++++ Available records

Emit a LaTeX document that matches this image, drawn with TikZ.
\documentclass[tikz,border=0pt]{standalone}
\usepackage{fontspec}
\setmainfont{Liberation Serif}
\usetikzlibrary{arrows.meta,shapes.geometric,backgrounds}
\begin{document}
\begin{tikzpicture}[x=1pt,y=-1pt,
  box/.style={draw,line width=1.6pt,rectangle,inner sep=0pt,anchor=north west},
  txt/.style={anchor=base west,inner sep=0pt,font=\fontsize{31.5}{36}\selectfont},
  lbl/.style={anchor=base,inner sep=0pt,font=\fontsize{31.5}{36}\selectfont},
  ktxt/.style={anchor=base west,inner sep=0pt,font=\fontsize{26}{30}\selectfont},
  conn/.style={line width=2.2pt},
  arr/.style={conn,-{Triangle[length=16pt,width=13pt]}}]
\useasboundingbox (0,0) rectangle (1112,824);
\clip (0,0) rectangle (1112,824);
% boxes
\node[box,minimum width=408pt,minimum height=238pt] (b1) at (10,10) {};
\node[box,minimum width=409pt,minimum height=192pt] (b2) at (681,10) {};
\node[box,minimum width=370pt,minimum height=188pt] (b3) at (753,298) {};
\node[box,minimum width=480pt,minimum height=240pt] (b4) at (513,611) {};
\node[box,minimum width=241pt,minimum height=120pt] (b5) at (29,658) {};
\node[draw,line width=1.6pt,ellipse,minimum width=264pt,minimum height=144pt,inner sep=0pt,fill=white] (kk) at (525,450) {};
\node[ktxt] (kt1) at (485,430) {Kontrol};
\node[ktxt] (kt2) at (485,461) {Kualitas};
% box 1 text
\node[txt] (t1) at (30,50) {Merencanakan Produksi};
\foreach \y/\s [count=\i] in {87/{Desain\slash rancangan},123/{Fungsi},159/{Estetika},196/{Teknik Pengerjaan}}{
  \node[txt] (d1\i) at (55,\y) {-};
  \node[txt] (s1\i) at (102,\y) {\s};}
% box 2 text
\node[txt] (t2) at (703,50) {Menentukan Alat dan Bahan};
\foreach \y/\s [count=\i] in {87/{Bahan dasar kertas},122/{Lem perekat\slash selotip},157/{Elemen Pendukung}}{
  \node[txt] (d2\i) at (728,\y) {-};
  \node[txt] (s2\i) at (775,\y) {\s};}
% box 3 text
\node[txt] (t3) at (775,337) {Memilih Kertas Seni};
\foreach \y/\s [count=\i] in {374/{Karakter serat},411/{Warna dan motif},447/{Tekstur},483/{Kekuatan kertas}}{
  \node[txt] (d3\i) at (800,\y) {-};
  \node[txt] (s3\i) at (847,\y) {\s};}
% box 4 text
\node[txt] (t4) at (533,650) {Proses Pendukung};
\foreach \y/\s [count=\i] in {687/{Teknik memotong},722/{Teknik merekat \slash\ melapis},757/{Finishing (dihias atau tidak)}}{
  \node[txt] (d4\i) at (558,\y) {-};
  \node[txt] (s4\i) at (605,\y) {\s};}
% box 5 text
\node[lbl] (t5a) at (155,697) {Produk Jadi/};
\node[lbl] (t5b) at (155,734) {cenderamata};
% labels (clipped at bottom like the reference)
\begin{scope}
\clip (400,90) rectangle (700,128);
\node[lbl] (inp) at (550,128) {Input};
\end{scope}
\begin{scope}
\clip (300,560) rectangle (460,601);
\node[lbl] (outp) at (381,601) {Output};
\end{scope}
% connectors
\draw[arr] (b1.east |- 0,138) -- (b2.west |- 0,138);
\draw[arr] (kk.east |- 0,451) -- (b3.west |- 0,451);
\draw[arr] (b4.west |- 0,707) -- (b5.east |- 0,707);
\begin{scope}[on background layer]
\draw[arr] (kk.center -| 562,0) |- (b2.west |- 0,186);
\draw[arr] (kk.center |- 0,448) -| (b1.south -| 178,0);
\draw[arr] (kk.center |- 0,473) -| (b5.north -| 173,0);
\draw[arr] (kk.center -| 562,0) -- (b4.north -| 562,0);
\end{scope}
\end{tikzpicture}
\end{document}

++++++++
++++ Available records

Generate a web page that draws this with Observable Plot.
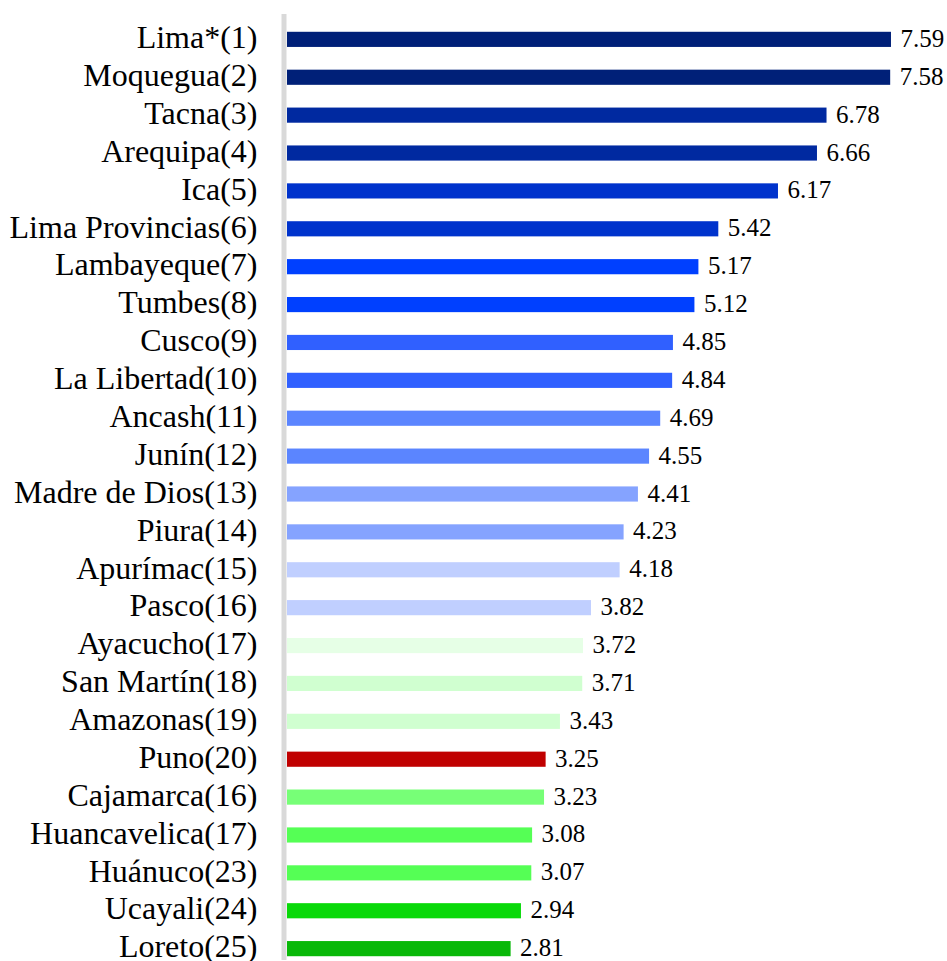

++++++++

▶ _Aim of the exercise_:
Which lines hold the string "with"? List them all.

▶ _Task solution_:
Emit a LaTeX document that matches this image, drawn with TikZ.
Generate a web page that draws this with Observable Plot.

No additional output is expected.